Currently home to around 50 of the critically endangered mammals, much of Graeme’s time and effort is spent on orchestrating anti-poaching operations, which cost upwards of one million rand (£76,000) every year. So far, the reserve has been lucky but with 347 rhinos already killed this year in South Africa alone, you get the sense that it’s only a matter of time before someone has a go. In the meantime, tagging operations help the reserve management keep tabs on the rhino population and their whereabouts, as well as providing an opportunity to microchip the horns. ‘We need pretty much every adult rhino on the reserve to have unique ear notches for visual identification plus microchips and that exercise costs us about 20,000 rand (£2,000) per animal,’ says Graeme. ‘Vets, choppers and chips; all these things cost money. The microchips you put into the horns grow out, because the horns grow continuously, so you have to go back every three to four years to put more chips in. We don’t like to give out our own numbers [of rhinos] for security reasons but it’s a huge cost. Getting guests involved makes life for us much easier: a great experience for the guest helps subsidise the operation.’
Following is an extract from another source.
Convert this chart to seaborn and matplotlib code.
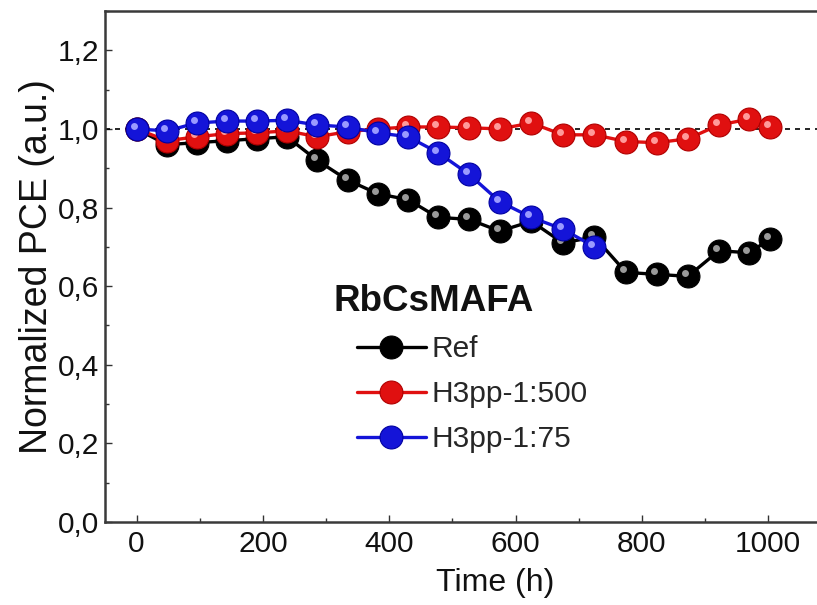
import matplotlib
matplotlib.use("Agg")
import matplotlib.pyplot as plt
import matplotlib.transforms as mtransforms
from matplotlib import font_manager
from matplotlib.ticker import FuncFormatter, MultipleLocator
import seaborn as sns

# stability data
time_h = [0, 48, 95, 143, 190, 238, 286, 334, 382, 430, 477, 526,
          575, 625, 675, 725, 775, 824, 873, 922, 970, 1003]
ref = [1.0, 0.96, 0.965, 0.97, 0.975, 0.98, 0.92, 0.87, 0.835, 0.82, 0.775, 0.77,
       0.74, 0.765, 0.71, 0.725, 0.635, 0.63, 0.625, 0.69, 0.685, 0.72]
h3pp_500 = [1.0, 0.97, 0.98, 0.988, 0.99, 0.995, 0.98, 0.993, 1.0, 1.005, 1.005, 1.003,
            1.0, 1.015, 0.985, 0.985, 0.968, 0.965, 0.975, 1.01, 1.025, 1.005]
time_75 = time_h[:16]
h3pp_75 = [1.0, 0.995, 1.015, 1.02, 1.02, 1.022, 1.01, 1.005, 0.99, 0.98, 0.94, 0.885,
           0.815, 0.775, 0.745, 0.70]

labels = ["Ref", "H3pp-1:500", "H3pp-1:75"]
line_colors = ["#000000", "#e01010", "#1414d8"]
edge_colors = ["#000000", "#b00000", "#0000a0"]
glint_colors = ["#9a9a9a", "#ff9a9a", "#9a9aff"]


def comma_fmt(v, pos):
    return f"{v:.1f}".replace(".", ",")


def main():
    sns.set_theme(style="ticks")
    names = {f.name for f in font_manager.fontManager.ttflist}
    if "Liberation Sans Narrow" in names:
        narrow, k = "Liberation Sans Narrow", 1.18
    else:
        narrow, k = "Liberation Sans", 1.0
    plt.rcParams["font.family"] = ["Liberation Sans", "DejaVu Sans"]

    fig = plt.figure(figsize=(8.17, 6.05), dpi=100)
    # the original picture is cropped on the right, the frame runs past the edge
    ax = fig.add_axes([105 / 817, 1 - 522 / 605, (885 - 105) / 817, (522 - 11) / 605])

    ax.axhline(1.0, color="black", lw=1.2, ls=(0, (3, 3)), zorder=1)

    series = [(time_h, ref), (time_h, h3pp_500), (time_75, h3pp_75)]
    glint = mtransforms.offset_copy(ax.transData, fig=fig, x=-3, y=3, units="dots")
    for i, ((t, v), lab) in enumerate(zip(series, labels)):
        sns.lineplot(x=t, y=v, ax=ax, sort=False, color=line_colors[i], lw=2.4,
                     marker="o", markersize=16.5, markerfacecolor=line_colors[i],
                     markeredgecolor=edge_colors[i], markeredgewidth=0.8,
                     label=lab, zorder=3 + i)
        ax.plot(t, v, "o", ms=5, color=glint_colors[i], mec="none",
                transform=glint, zorder=3.5 + i)

    ax.set_xlim(-50, 1185)
    ax.set_ylim(0, 1.3)
    ax.xaxis.set_major_locator(MultipleLocator(200))
    ax.xaxis.set_minor_locator(MultipleLocator(100))
    ax.yaxis.set_major_locator(MultipleLocator(0.2))
    ax.yaxis.set_minor_locator(MultipleLocator(0.1))
    ax.yaxis.set_major_formatter(FuncFormatter(comma_fmt))

    ax.tick_params(which="both", direction="in", width=1.0, color="#333333")
    ax.tick_params(which="major", length=5)
    ax.tick_params(which="minor", length=3)
    ax.tick_params(axis="x", which="major", pad=6)
    ax.tick_params(axis="y", which="major", pad=4)
    for lbl in ax.get_xticklabels() + ax.get_yticklabels():
        lbl.set_fontfamily(narrow)
        lbl.set_fontsize(21.5 * k)
        lbl.set_color("#111111")
    for s in ax.spines.values():
        s.set_linewidth(1.8)
        s.set_color("#3a3a3a")

    ax.set_xlabel("Time (h)", fontfamily=narrow, fontsize=23 * k, labelpad=7, color="#111111")
    ax.set_ylabel("Normalized PCE (a.u.)", fontsize=27, labelpad=2, color="#111111")

    fig.text(333 / 817, 1 - 311 / 605, "RbCsMAFA", fontsize=26.5, fontweight="bold",
             va="baseline", ha="left", color="#111111")
    ax.legend(loc="upper left", bbox_to_anchor=(357 / 817, 1 - 335 / 605),
              bbox_transform=fig.transFigure, frameon=False, borderpad=0,
              borderaxespad=0, handlelength=2.3, handletextpad=0.2, labelspacing=0.57,
              prop={"family": narrow, "size": 21.5 * k})

    fig.savefig("out.png", dpi=100)


if __name__ == "__main__":
    main()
Among staff on the reserve, attitudes towards poachers are hardening with everyone from the trackers to the lodge staff intimately concerned with the future of their wild charges. And it’s not hard to see why. Out and about on the reserve with Mike and his tracking partner, Bongari, we came across lions, black and white rhino, cheetah and hippos all thriving and largely untroubled by the human world beyond the reserve’s boundaries. Most of the time, Mike, who sees these animals every day, is even more excited to see them then I am and almost bounces out of his chair with glee when we come across a pair of cheetahs. And Kwandwe really is beautiful. From the hilltop where we stopped for a ‘Bongari special’ (a mocha coffee enlivened with a generous dose of Amarula liqueur) on the first morning, you see zones of yellow and green rolling hills stretching out in every direction, interrupted only by the odd navy blue river canyon. The sheer variety of flora and fauna is huge and although the reserve is free from the traffic, people and electrical sounds most of us hear everyday, the air crackles with birdsong at dawn. It’s really no surprise that many of those who visit – the Earl and Countess of Wessex among them – keep coming back.
But tourists aside, the real winners here are the animals themselves. It’s rare to find former farmland that’s been so thoroughly rehabilitated and the low-impact, high luxury eco-tourism model that has replaced it is paying dividends for local people and wildlife alike. ‘We like to think, especially on the guest side, that it is not just about [them] coming here to get pictures, but about instilling a bit of Africa in them, trying to touch their spirit,’ says Graeme. ‘And I think it is an easy thing to do in a place like this. But making people aware of the challenges that face conservation in Africa goes without saying – we do it every day.’